I give myself permission to wonder if the obvious one-note answer is all there is to the name. O Sensei died before I was born, so I never had the chance to ask him. It's most important to just practice, but I like to stretch my understanding off the mat.

robin_jet_alt
07-23-2015, 02:08 AM
Well, as a J > E translator, I never think of the word Juji as having anything to do with the number 10. It is simply a word for cross, which is derived from the shape of the kanji for the number 10. You will find it in such terms as jujika - crucifix and jujiro - 4-way intersection, neither of which have anything to do with the number 10. Given that, it is pretty clear that the name is just a description of the crossed position of the arms. Whether it is garami - entanglement, or nage - throw is not particularly important, in my view.

I honestly wouldn't read much into the names of techniques. They seem to be descriptions more than names, and of course, different people describe them differently.

rugwithlegs
07-23-2015, 01:36 PM
Thanks for the examples. I do not claim any expertise in Japanese.

Chiba Sensei used the cross shape to call what I learned as Udekimenage and Tenbinage as Jujinage. Some names are overused, some are like you said used differently from one association to the next. The larger issue then becomes how do we communicate effectively outside of our own dojo.

The names are descriptive sometimes, and sometimes not - what does Ikkyo describe?

As an aside, the Chinese Art of Baguazhang - the character for 8 resembles the distinctive footwork for fast changes of direction, and is also thought to refer to the 8 trigrams of the Yi Jing. In asking a teacher which it is, I can be told the correct answer is one or the other, both, or neither.

I don't stress about the names much, but I like coming across new ideas.

Any insights on the rest of the questions?

JW
07-23-2015, 02:53 PM
Well people like to whimsically use names to say one thing while referring loosely to another. It's a poetry that is part of what makes culture be alive I think. Bagua explicitly means "eight trigrams" (referring to the diagrams). Thinking about the shape of the character for eight to add a layer of meaning I think is just whimsy. (Doesn't make it untrue, just whimsical, and not the fundamental meaning.)

Omote and ura actually have a meaning in the Japanese language. That meaning can directly apply to how martial techniques are understood by a person. But using those terms to refer to 2 variations of technique is just whimsical.
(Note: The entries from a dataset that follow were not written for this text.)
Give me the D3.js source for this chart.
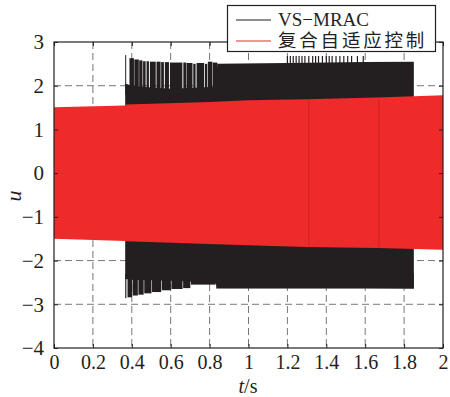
<!DOCTYPE html>
<html>
<head>
<meta charset="utf-8">
<script src="https://cdn.jsdelivr.net/npm/d3@7"></script>
<style>
  html, body { margin: 0; padding: 0; background: #fff; }
  svg text { font-family: "Liberation Serif", "DejaVu Serif", serif; fill: #231f20; }
  .cjk { font-family: "Noto Sans CJK SC", sans-serif; }
</style>
</head>
<body>
<div id="chart"></div>
<script>
// tick values
const xTicks = [0, 0.2, 0.4, 0.6, 0.8, 1, 1.2, 1.4, 1.6, 1.8, 2];
const yTicks = [-4, -3, -2, -1, 0, 1, 2, 3];

// red series (复合自适应控制): envelope of the fast oscillation
const redT  = [0, 0.366, 0.37, 0.8, 1.0, 1.3, 1.66, 2.0];
const redHi = [1.51, 1.55, 1.57, 1.63, 1.67, 1.69, 1.73, 1.78];
const redLo = [-1.50, -1.55, -1.56, -1.62, -1.65, -1.69, -1.71, -1.75];
const redMarks = [1.31, 1.67];

// black series (VS-MRAC): solid core of the oscillation
const coreT  = [0.366, 0.40, 0.50, 0.60, 0.70, 0.80, 0.83, 0.84, 1.2, 1.6, 1.85];
const coreHi = [2.05, 2.0, 1.96, 1.93, 1.95, 1.97, 1.98, 2.50, 2.52, 2.54, 2.55];
const coreLo = [-2.42, -2.44, -2.45, -2.46, -2.48, -2.50, -2.52, -2.60, -2.62, -2.63, -2.64];

// black peaks above the core: [t start, t end, peak]
const topBands = [
  [0.366, 0.371, 2.70], [0.388, 0.411, 2.63], [0.413, 0.436, 2.60], [0.438, 0.455, 2.58],
  [0.458, 0.471, 2.56], [0.476, 0.488, 2.56], [0.493, 0.523, 2.55], [0.527, 0.548, 2.55],
  [0.551, 0.565, 2.54], [0.570, 0.591, 2.54], [0.596, 0.660, 2.53], [0.665, 0.681, 2.53],
  [0.683, 0.712, 2.52], [0.716, 0.728, 2.50], [0.733, 0.772, 2.52], [0.776, 0.788, 2.50],
  [0.791, 0.814, 2.55], [0.816, 0.840, 2.53]
];
// black troughs below the core
const bottomBands = [
  [0.366, 0.372, -2.86], [0.378, 0.401, -2.84], [0.404, 0.431, -2.80], [0.434, 0.461, -2.78],
  [0.464, 0.501, -2.75], [0.504, 0.551, -2.72], [0.554, 0.601, -2.68], [0.604, 0.661, -2.65],
  [0.664, 0.701, -2.63], [0.704, 0.831, -2.55], [0.834, 1.850, -2.64]
];
// thin spikes on top after t = 1.2
const topSpikes = [1.20, 1.215, 1.23, 1.245, 1.26, 1.275, 1.29, 1.31, 1.33, 1.345, 1.36,
  1.38, 1.40, 1.415, 1.43, 1.45, 1.47, 1.49, 1.51, 1.53, 1.56, 1.59];
const spikeTop = 2.68;

const W = 450, H = 397;
const margin = { top: 42, right: 7, bottom: 49, left: 54 };
const width = W - margin.left - margin.right;
const height = H - margin.top - margin.bottom;

const svg = d3.select('#chart').append('svg')
  .attr('width', W).attr('height', H);
const g = svg.append('g').attr('transform', `translate(${margin.left},${margin.top})`);

const x = d3.scaleLinear().domain([0, 2]).range([0, width]);
const y = d3.scaleLinear().domain([-4, 3]).range([height, 0]);

// grid
g.append('g').selectAll('line').data(xTicks.slice(1, -1)).enter().append('line')
  .attr('x1', d => x(d)).attr('x2', d => x(d)).attr('y1', 0).attr('y2', height)
  .attr('stroke', '#777').attr('stroke-dasharray', '7,4');
g.append('g').selectAll('line').data(yTicks.slice(1, -1)).enter().append('line')
  .attr('y1', d => y(d)).attr('y2', d => y(d)).attr('x1', 0).attr('x2', width)
  .attr('stroke', '#777').attr('stroke-dasharray', '7,4');

const black = '#231f20', red = '#ee2b2a';

// black series
const band = d3.area().x(d => x(d[0])).y0(d => y(d[2])).y1(d => y(d[1]));
g.append('path')
  .datum(coreT.map((t, i) => [t, coreHi[i], coreLo[i]]))
  .attr('d', band).attr('fill', black);
g.selectAll('.topband').data(topBands).enter().append('rect')
  .attr('x', d => x(d[0])).attr('width', d => Math.max(1, x(d[1]) - x(d[0])))
  .attr('y', d => y(d[2])).attr('height', d => y(1.8) - y(d[2]))
  .attr('fill', black);
g.selectAll('.botband').data(bottomBands).enter().append('rect')
  .attr('x', d => x(d[0])).attr('width', d => Math.max(1, x(d[1]) - x(d[0])))
  .attr('y', y(-2.3)).attr('height', d => y(d[2]) - y(-2.3))
  .attr('fill', black);
g.selectAll('.spike').data(topSpikes).enter().append('line')
  .attr('x1', d => x(d)).attr('x2', d => x(d))
  .attr('y1', y(2.4)).attr('y2', y(spikeTop))
  .attr('stroke', black).attr('stroke-width', 1.2);

// red series
g.append('path')
  .datum(redT.map((t, i) => [t, redHi[i], redLo[i]]))
  .attr('d', band).attr('fill', red);
g.selectAll('.mark').data(redMarks).enter().append('line')
  .attr('x1', d => x(d)).attr('x2', d => x(d))
  .attr('y1', y(1.7)).attr('y2', y(-1.7))
  .attr('stroke', '#c91e1e').attr('stroke-width', 0.8);

// axes
const fmt = d3.format('~g');
const xAxis = g.append('g').attr('transform', `translate(0,${height})`)
  .call(d3.axisBottom(x).tickValues(xTicks).tickSize(-4).tickPadding(7).tickFormat(fmt));
const yAxis = g.append('g')
  .call(d3.axisLeft(y).tickValues(yTicks).tickSize(-4).tickPadding(10).tickFormat(d3.format('')));
g.append('g').call(d3.axisTop(x).tickValues(xTicks).tickSize(-4).tickFormat(''));
g.append('g').attr('transform', `translate(${width},0)`)
  .call(d3.axisRight(y).tickValues(yTicks).tickSize(-4).tickFormat(''));
svg.selectAll('.domain').remove();
svg.selectAll('.tick line').attr('stroke', black);
xAxis.selectAll('text').style('font-size', '20px');
yAxis.selectAll('text').style('font-size', '21px');

g.append('rect').attr('width', width).attr('height', height)
  .attr('fill', 'none').attr('stroke', black).attr('stroke-width', 1.2);

// axis labels
svg.append('text').attr('transform', 'translate(21,196) rotate(-90)')
  .attr('text-anchor', 'middle').style('font-size', '22px').style('font-style', 'italic').text('u');
const xl = svg.append('text').attr('x', 248).attr('y', 393)
  .attr('text-anchor', 'middle').style('font-size', '20px');
xl.append('tspan').style('font-style', 'italic').text('t');
xl.append('tspan').text('/s');

// legend
const lg = svg.append('g');
lg.append('rect').attr('x', 227.5).attr('y', 5.5).attr('width', 208).attr('height', 46)
  .attr('fill', '#fff').attr('stroke', black).attr('stroke-width', 1.2);
lg.append('line').attr('x1', 236).attr('x2', 271).attr('y1', 20).attr('y2', 20)
  .attr('stroke', black).attr('stroke-width', 1.2);
lg.append('line').attr('x1', 236).attr('x2', 271).attr('y1', 41).attr('y2', 41)
  .attr('stroke', red).attr('stroke-width', 1.2);
lg.append('text').attr('x', 278).attr('y', 26).style('font-size', '19px').text('VS\u2212MRAC');
lg.append('text').attr('class', 'cjk').attr('x', 278).attr('y', 47)
  .style('font-size', '18.5px').style('letter-spacing', '2.8px').text('复合自适应控制');
</script>
</body>
</html>
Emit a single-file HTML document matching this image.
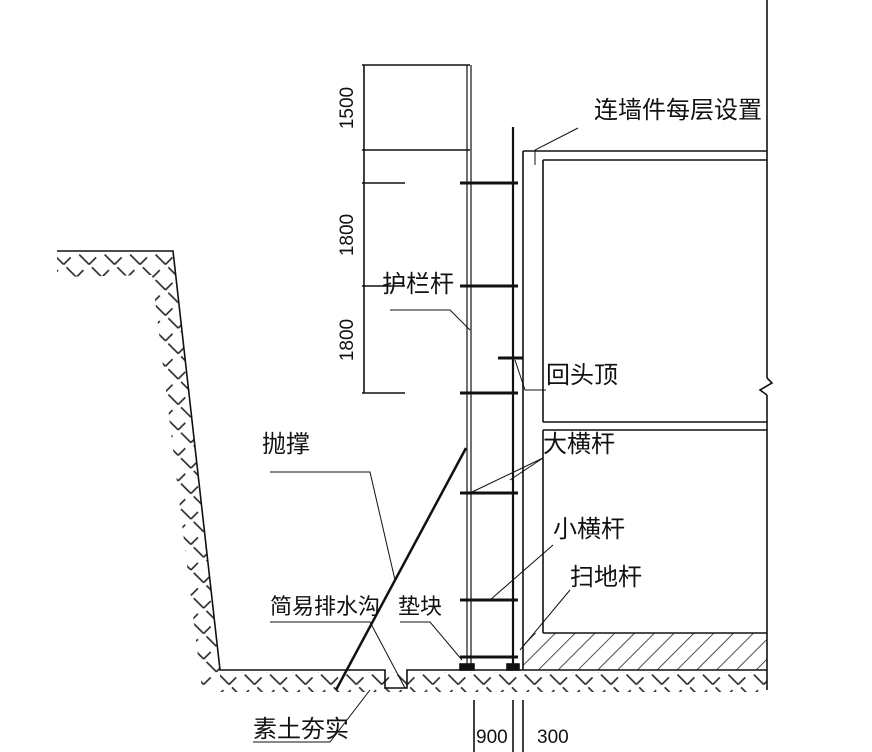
<!DOCTYPE html>
<html><head><meta charset="utf-8"><style>
body{margin:0;background:#fff}
svg{display:block}
text{font-family:"Liberation Sans","Noto Sans CJK SC",sans-serif;fill:#111}
</style></head><body>
<svg width="872" height="752" viewBox="0 0 872 752" xmlns="http://www.w3.org/2000/svg">
<defs>
<pattern id="h" width="14" height="14" patternUnits="userSpaceOnUse" patternTransform="rotate(45)">
<line x1="0" y1="0" x2="0" y2="14" stroke="#222" stroke-width="1.6"/>
</pattern>
<pattern id="h2" width="18" height="18" patternUnits="userSpaceOnUse" patternTransform="rotate(-45)">
<line x1="2" y1="2" x2="2" y2="16" stroke="#222" stroke-width="1.6"/>
<line x1="2" y1="16" x2="12" y2="16" stroke="#222" stroke-width="1.6"/>
</pattern>
</defs>
<g stroke="#111" fill="none" stroke-width="1.6">
<!-- excavation -->
<polygon points="57,253 173,253 220,670 202,690 152,275 57,277" fill="url(#h2)" stroke="none"/>
<polygon points="220,672 767,672 767,692 220,692" fill="url(#h2)" stroke="none"/>
<polyline points="57,251 173,251 220,670 385,670 385,688 407,688 407,670 767,670"/>
<!-- base slab -->
<rect x="523" y="633" width="244" height="37" fill="url(#h)" stroke="none"/>
<line x1="543" y1="633" x2="767" y2="633"/>
<!-- wall -->
<line x1="523" y1="151" x2="523" y2="670"/>
<line x1="543" y1="160" x2="543" y2="422"/>
<line x1="543" y1="430" x2="543" y2="633"/>
<line x1="523" y1="151" x2="767" y2="151"/>
<line x1="543" y1="160" x2="767" y2="160"/>
<line x1="543" y1="422" x2="767" y2="422"/>
<line x1="543" y1="430" x2="767" y2="430"/>
<line x1="767" y1="0" x2="767" y2="378"/>
<polyline points="767,378 772,383 760,390 767,395"/>
<line x1="767" y1="395" x2="767" y2="690"/>
<!-- poles -->
<line x1="467" y1="65" x2="467" y2="665" stroke-width="1.2"/>
<line x1="471" y1="65" x2="471" y2="665" stroke-width="1.2"/>
<line x1="513" y1="127" x2="513" y2="668" stroke-width="2.2"/>
<!-- ledgers -->
<g stroke-width="3">
<line x1="460" y1="183" x2="518" y2="183"/>
<line x1="460" y1="286" x2="518" y2="286"/>
<line x1="460" y1="393" x2="518" y2="393"/>
<line x1="460" y1="493" x2="518" y2="493"/>
<line x1="460" y1="600" x2="518" y2="600"/>
<line x1="460" y1="657" x2="518" y2="657"/>
<line x1="498" y1="358" x2="523" y2="358"/>
</g>
<rect x="460" y="664" width="14" height="6" fill="#111"/>
<rect x="507" y="664" width="12" height="6" fill="#111"/>
<!-- dims -->
<line x1="364" y1="65" x2="364" y2="393"/>
<line x1="362" y1="65" x2="470" y2="65"/>
<line x1="362" y1="150" x2="470" y2="150"/>
<line x1="362" y1="183" x2="405" y2="183"/>
<line x1="362" y1="286" x2="405" y2="286"/>
<line x1="362" y1="393" x2="405" y2="393"/>
<line x1="474" y1="700" x2="474" y2="752"/>
<line x1="513" y1="700" x2="513" y2="752"/>
<line x1="523" y1="700" x2="523" y2="752"/>
<!-- brace -->
<line x1="466" y1="448" x2="336" y2="690" stroke-width="2.5"/>
<!-- leaders -->
<g stroke-width="1">
<polyline points="578,128 535,150 535,165"/>
<polyline points="390,310 450,310 470,330"/>
<polyline points="546,390 525,390 515,360"/>
<polyline points="543,458 470,493"/>
<polyline points="543,458 510,480"/>
<polyline points="553,545 490,600"/>
<polyline points="570,590 520,650"/>
<polyline points="270,472 370,472 395,580"/>
<polyline points="270,622 370,622 405,688"/>
<polyline points="400,622 430,622 462,660"/>
<polyline points="253,742 330,742 370,690"/>
</g>
</g>
<g font-size="24">
<text x="594" y="118">连墙件每层设置</text>
<text x="382" y="292">护栏杆</text>
<text x="546" y="383">回头顶</text>
<text x="543" y="452">大横杆</text>
<text x="262" y="452">抛撑</text>
<text x="553" y="537">小横杆</text>
<text x="570" y="585">扫地杆</text>
<text x="270" y="614" font-size="22">简易排水沟</text>
<text x="398" y="614" font-size="22">垫块</text>
<text x="253" y="737">素土夯实</text>
</g>
<g font-size="19">
<text x="476" y="743">900</text>
<text x="537" y="743">300</text>
<text transform="translate(353,108) rotate(-90)" text-anchor="middle">1500</text>
<text transform="translate(353,235) rotate(-90)" text-anchor="middle">1800</text>
<text transform="translate(353,340) rotate(-90)" text-anchor="middle">1800</text>
</g>
</svg>
</body></html>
It really means that there is a deeper, more important, and kind of hidden meaning in martial arts technique, but it's just kind of cute to have one of the variations (especially if it goes around the back) be referred to as ura. If I understand correctly.

I also wonder how the specific techniques from ikkajo, nikkajo etc got picked to take on those names. For instance the old name robuse is a better name for ikkyo I think. But in the end, I hope by design, it actually works out because the series of numbered techniques starting with ikkyo actually do form a series that progress in a specific, logical way.

And lastly-- I know "kokyunage" is not that useful as a term in that it is too nonspecific. But, I think it is a good term in that it basically means an applied throw where you use kokyu (rather than a training form to develop skills like kokyu). So from that point of view it is a term for "real" aiki throws-- so in that case we should consider them the crowning achievement of our training...

observer
08-24-2015, 03:04 AM
With full respect, all the explanations do not make much sense. In my opinion, the number 4 in the name of the technique represents 4 sides of the world. It means full turn under an opponent hand.